Steam Deck OLEDが向いている人:

  • Steamのゲームライブラリが豊富な方
  • 外出先でのゲームプレイが多い方
  • 操作性とバッテリー持続時間を重視する方
  • シンプルで安定した体験を求める方

私の実際の使い分け:両デバイスの共存

私の場合、両方のデバイスを状況に応じて使い分けています。自宅でのゲームセッションや高性能を要するゲーム、Xbox Game Passのタイトルを楽しむ際にはROG Ally Xを選びます。しかし、通勤時や旅行中など、外出先でのゲームには必ずSteam Deck OLEDを持参します。

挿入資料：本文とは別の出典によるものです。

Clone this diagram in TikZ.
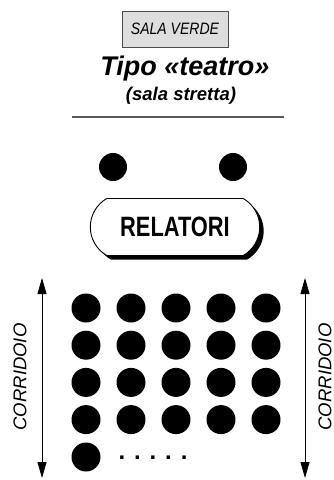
\documentclass[tikz,border=0pt]{standalone}
\usepackage{fontspec}
\setmainfont{Liberation Sans}
\newfontfamily\condfont[FakeStretch=0.78]{Liberation Sans}
\newfontfamily\narrowfont[FakeStretch=0.85]{Liberation Sans}
\usetikzlibrary{arrows.meta, positioning, shapes.misc, shadows}

\begin{document}
\begin{tikzpicture}[x=1pt, y=-1pt,
    seat/.style={circle, fill=black, minimum size=29pt, inner sep=0pt},
    side/.style={rotate=90, font=\fontsize{18.5}{18.5}\selectfont\itshape},
    aisle/.style={{Triangle[length=16pt,width=9pt]}-{Triangle[length=16pt,width=9pt]}, line width=0.8pt}]
  \useasboundingbox (0,0) rectangle (334,480);

  % Header
  \node[draw=black!70, fill=black!13, line width=0.8pt, minimum width=106pt, minimum height=36pt,
        font=\narrowfont\fontsize{16.5}{16.5}\selectfont\itshape] (sala) at (175,29) {SALA VERDE};
  \node[anchor=base, font=\fontsize{27}{27}\selectfont\bfseries\itshape] (tipo) at (185,75) {Tipo «teatro»};
  \node[anchor=base, font=\fontsize{18.5}{18.5}\selectfont\bfseries\itshape] (sub) at (181,100) {(sala stretta)};
  \coordinate (rl) at (72,117);
  \coordinate (rr) at (284,117);
  \draw[black!65, line width=1.5pt] (rl) -- (rr);

  % Speakers
  \node[seat, minimum size=28pt] (s1) at (113,167) {};
  \node[seat, minimum size=28pt] (s2) at (233,167) {};
  \node[draw, fill=white, line width=0.9pt, rounded rectangle, rounded rectangle arc length=120,
        minimum width=176pt, minimum height=57pt,
        general shadow={fill=black, shadow xshift=4pt, shadow yshift=-4pt},
        font=\condfont\fontsize{28}{28}\selectfont\bfseries] (rel) at (175,227) {RELATORI};

  % Seats
  \foreach \c in {0,...,4}
    \foreach \r in {0,...,3}
      \node[seat] (p\c\r) at ({86+45*\c},{308+37.2*\r}) {};
  \node[seat] (p04) at (86,457) {};
  \node[font=\fontsize{24}{24}\selectfont\bfseries] (more) at (153,458) {. . . . .};

  % Corridors
  \coordinate (lt) at (42,278);
  \coordinate (lb) at (42,478);
  \coordinate (rt) at (305,278);
  \coordinate (rb) at (305,478);
  \draw[aisle] (lt) -- (lb);
  \draw[aisle] (rt) -- (rb);
  \node[side] (cl) at (20,377) {CORRIDOIO};
  \node[side] (cr) at (325,377) {CORRIDOIO};
\end{tikzpicture}
\end{document}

先日の3日間の出張では、ホテルの部屋でROG Ally XでStarfieldを楽しみ、移動中の電車ではSteam Deck OLEDでCeleste(軽量なインディーゲーム)をプレイするという使い分けが完璧にハマりました。それぞれの強みを生かした使い方です。

まとめ:4つの優位点が示す実用的な差

改めて、Steam Deck OLEDがROG Ally Xよりも優れている4つのポイントをまとめます:

  1. ユーザーフレンドリーなOS体験:SteamOSはハンドヘルド向けに最適化されており、直感的な操作と安定性を提供します。Windows 11は汎用性がある反面、ハンドヘルドでの使い勝手に難があります。
  2. 理想的なスリープモード:Steam Deck OLEDは電源ボタン一つでゲームを中断し、瞬時に再開できます。ROG Ally Xではスリープからの復帰時にゲームがクラッシュすることが多く、短時間の利用に支障があります。
  3. 優れたバッテリー持続時間:物理的なバッテリー容量は小さいものの、システム全体の最適化により、Steam Deck OLEDは実使用でより長く持続します。特に軽量なゲームでその差が顕著です。
  4. 高品質な筐体と人間工学的設計:Steam Deck OLEDは握り心地と長時間使用の快適さに優れており、ボタンやスティックの質感も高級感があります。ROG Ally Xはコンパクトながら、長時間の使用で疲労を感じやすい設計です。